The system is so real to us that we have lost the ability to talk to one another on a fundamentally human-to-human basis. We translate this into the language of the system and needless to say, the essence is lost.
We are, fundamentally bruised at the core. Not physically, not systematically, but humanly. We are bruised in our souls. We value NOT our strongest asset: our human emotion, our ability to feel compassion, love, hope. We value instead what we believe to be the greatest of truths: numbers, statistics, technology. These are what will tell us what is and what isn't. And in this world, there is no place for emotion because really you can't quantify such things and they are horrifically unreliable.
And so if there is no place for us and our emotions, of course we will slip away into indifference. Of course the millions of voices for change have burned their speech pads and thrown away their pens in place of iPods and personal computers. Of course the potential leaders and advocates for changing the status quo question the power of their voice and so slip away into the safer mass of irrelevant voices. Think how many people with the potential to change the world have stopped believing in a need for voices altogether.
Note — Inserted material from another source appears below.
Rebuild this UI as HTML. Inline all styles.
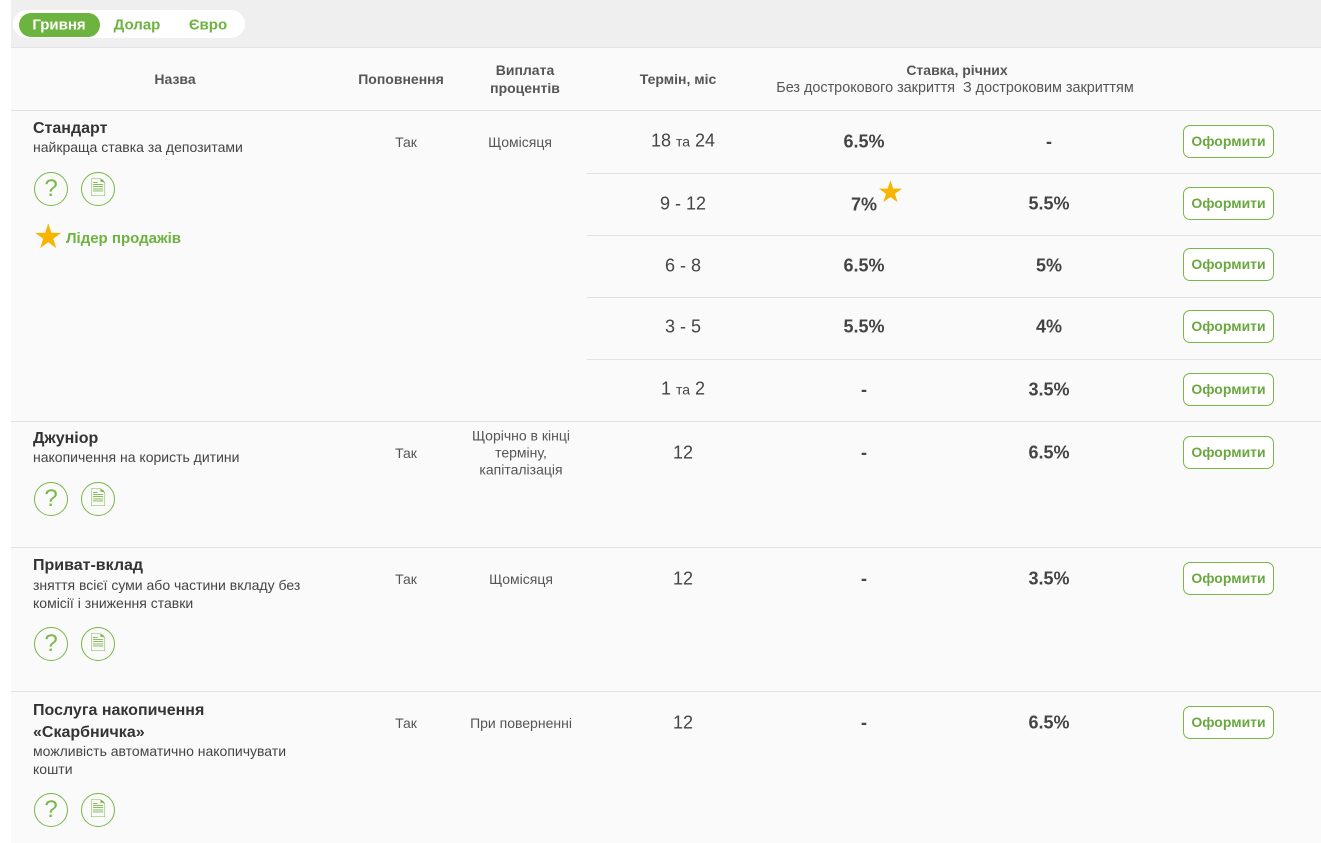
<!DOCTYPE html><html><head><meta charset="utf-8"><style>
body{margin:0;width:1321px;height:843px;position:relative;overflow:hidden;background:#fff;font-family:"Liberation Sans",Arial,sans-serif;color:#444}
.a{position:absolute;white-space:nowrap}
.c{position:absolute;transform:translate(-50%,-50%);white-space:nowrap;text-align:center}
.hl{position:absolute;height:1px;background:#e2e2e2;right:0}
.h{font-size:14px;font-weight:bold;color:#555}
.t{font-size:14px;color:#555}
.n{font-size:18px;color:#444}
.r{font-size:18px;font-weight:bold;color:#444}
.btn{position:absolute;left:1183px;width:89px;height:31px;border:1px solid #7ab648;border-radius:7px;color:#6aa83f;font-weight:bold;font-size:14px;line-height:31px;text-align:center;background:#fff}
.ic{position:absolute;width:32px;height:32px;border:1.5px solid #7ab648;border-radius:50%;color:#7ab648;text-align:center;line-height:32px;font-size:24px}
.ttl{font-size:16px;font-weight:bold;color:#333}
.sub{font-size:14px;color:#444}
</style></head><body>
<div class="a" style="left:11px;top:0;width:1310px;height:47px;background:#efefef"></div>
<div class="a" style="left:11px;top:47px;width:1310px;height:796px;background:#fafafa"></div>
<div class="a" style="left:13px;top:10px;width:232px;height:28px;border-radius:14px;background:#fff"></div>
<div class="a" style="left:19px;top:13px;width:81px;height:24px;border-radius:12px;background:#6cb33f"></div>
<div class="c" style="left:59px;top:25px;font-size:15px;font-weight:bold;color:#fff">Гривня</div>
<div class="c" style="left:137px;top:25px;font-size:15px;font-weight:bold;color:#6cb33f">Долар</div>
<div class="c" style="left:208px;top:25px;font-size:15px;font-weight:bold;color:#6cb33f">Євро</div>
<div class="hl" style="left:11px;top:47px"></div>
<div class="hl" style="left:11px;top:110px"></div>
<div class="hl" style="left:587px;top:173px"></div>
<div class="hl" style="left:587px;top:235px"></div>
<div class="hl" style="left:587px;top:297px"></div>
<div class="hl" style="left:587px;top:359px"></div>
<div class="hl" style="left:11px;top:421px"></div>
<div class="hl" style="left:11px;top:547px"></div>
<div class="hl" style="left:11px;top:691px"></div>

<div class="c h" style="left:175px;top:79px">Назва</div>
<div class="c h" style="left:401px;top:79px">Поповнення</div>
<div class="c h" style="left:525px;top:79px;line-height:18px">Виплата<br>процентів</div>
<div class="c h" style="left:678px;top:79px">Термін, міс</div>
<div class="c h" style="left:957px;top:70px">Ставка, річних</div>
<div class="c t" style="left:955px;top:88px;font-size:14.4px">Без дострокового закриття &nbsp;З достроковим закриттям</div>

<!-- Standart -->
<div class="a ttl" style="left:33px;top:120px">Стандарт</div>
<div class="a sub" style="left:33px;top:139px">найкраща ставка за депозитами</div>
<div class="ic" style="left:34px;top:172px">?</div>
<div class="ic" style="left:81px;top:172px;font-size:20px">🗎</div>
<div class="a" style="left:33px;top:220px;font-size:34px;color:#f7b500;line-height:34px">★</div>
<div class="a" style="left:66px;top:230px;font-size:15px;font-weight:bold;color:#6cb33f">Лідер продажів</div>
<div class="c t" style="left:406px;top:142px">Так</div>
<div class="c t" style="left:520px;top:142px">Щомісяця</div>

<div class="c n" style="left:683px;top:141px">18 <span style="font-size:14px">та</span> 24</div>
<div class="c r" style="left:864px;top:142px">6.5%</div>
<div class="c r" style="left:1049px;top:142px">-</div>
<div class="btn" style="top:125px">Оформити</div>

<div class="c n" style="left:683px;top:204px">9 - 12</div>
<div class="c r" style="left:864px;top:205px">7%</div>
<div class="a" style="left:877px;top:178px;font-size:30px;color:#f7b500;line-height:30px">★</div>
<div class="c r" style="left:1049px;top:204px">5.5%</div>
<div class="btn" style="top:187px">Оформити</div>

<div class="c n" style="left:683px;top:266px">6 - 8</div>
<div class="c r" style="left:864px;top:266px">6.5%</div>
<div class="c r" style="left:1049px;top:266px">5%</div>
<div class="btn" style="top:248px">Оформити</div>

<div class="c n" style="left:683px;top:327px">3 - 5</div>
<div class="c r" style="left:864px;top:327px">5.5%</div>
<div class="c r" style="left:1049px;top:327px">4%</div>
<div class="btn" style="top:310px">Оформити</div>

<div class="c n" style="left:683px;top:389px">1 <span style="font-size:14px">та</span> 2</div>
<div class="c r" style="left:864px;top:390px">-</div>
<div class="c r" style="left:1049px;top:390px">3.5%</div>
<div class="btn" style="top:373px">Оформити</div>

<!-- Junior -->
<div class="a ttl" style="left:33px;top:430px">Джуніор</div>
<div class="a sub" style="left:33px;top:449px">накопичення на користь дитини</div>
<div class="ic" style="left:34px;top:482px">?</div>
<div class="ic" style="left:81px;top:482px;font-size:20px">🗎</div>
<div class="c t" style="left:406px;top:453px">Так</div>
<div class="c t" style="left:521px;top:453px;line-height:17px">Щорічно в кінці<br>терміну,<br>капіталізація</div>
<div class="c n" style="left:683px;top:453px">12</div>
<div class="c r" style="left:864px;top:453px">-</div>
<div class="c r" style="left:1049px;top:453px">6.5%</div>
<div class="btn" style="top:436px">Оформити</div>

<!-- Privat -->
<div class="a ttl" style="left:33px;top:557px">Приват-вклад</div>
<div class="a sub" style="left:33px;top:576px;line-height:18px">зняття всієї суми або частини вкладу без<br>комісії і зниження ставки</div>
<div class="ic" style="left:34px;top:627px">?</div>
<div class="ic" style="left:81px;top:627px;font-size:20px">🗎</div>
<div class="c t" style="left:406px;top:579px">Так</div>
<div class="c t" style="left:521px;top:579px">Щомісяця</div>
<div class="c n" style="left:683px;top:579px">12</div>
<div class="c r" style="left:864px;top:579px">-</div>
<div class="c r" style="left:1049px;top:579px">3.5%</div>
<div class="btn" style="top:562px">Оформити</div>

<!-- Posluga -->
<div class="a ttl" style="left:33px;top:700px;line-height:22px">Послуга накопичення<br>«Скарбничка»</div>
<div class="a sub" style="left:33px;top:742px;line-height:18px">можливість автоматично накопичувати<br>кошти</div>
<div class="ic" style="left:34px;top:793px">?</div>
<div class="ic" style="left:81px;top:793px;font-size:20px">🗎</div>
<div class="c t" style="left:406px;top:723px">Так</div>
<div class="c t" style="left:521px;top:723px">При поверненні</div>
<div class="c n" style="left:683px;top:723px">12</div>
<div class="c r" style="left:864px;top:723px">-</div>
<div class="c r" style="left:1049px;top:723px">6.5%</div>
<div class="btn" style="top:706px">Оформити</div>
</body></html>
This is a dire time, indeed. But I hold on to hope, nonetheless. I have to believe we are all still in there, capable of affecting our fate. I don't think I'm the only one who feels this way and I don't believe that it is a coincidence that our physical reality is mirroring this suppression.
For some reason, the word quotidian has hit me about five times a day for two consecutive days. When something like this happens, fate or coincidence, I like to take a little look at the relevance or possible symbolism it plays in my life at that moment. The word comes directly from the French and is defined as, "occurring daily." Now I have always thought this word was a beautiful word. Maybe it's just the French, but really it seems to invoke some sort of beautiful ritual, a celebration of life, of something that happens everyday and is part of the human experience. The word has evolved, however, and it's connotative use has come to also describe the ordinary, the mundane, the tedious. The symbolism in this case, I believe, is thick with irony.
Equally as ironic, I now sit here scrambling to get out the last few words, as my three hour late flight begins to board. It seems I took the time to do something more than just sit in a corner, hands tied by imaginary chains. It's a small difference, indeed, and it's product might not be measurable, but really isn't that how it all starts?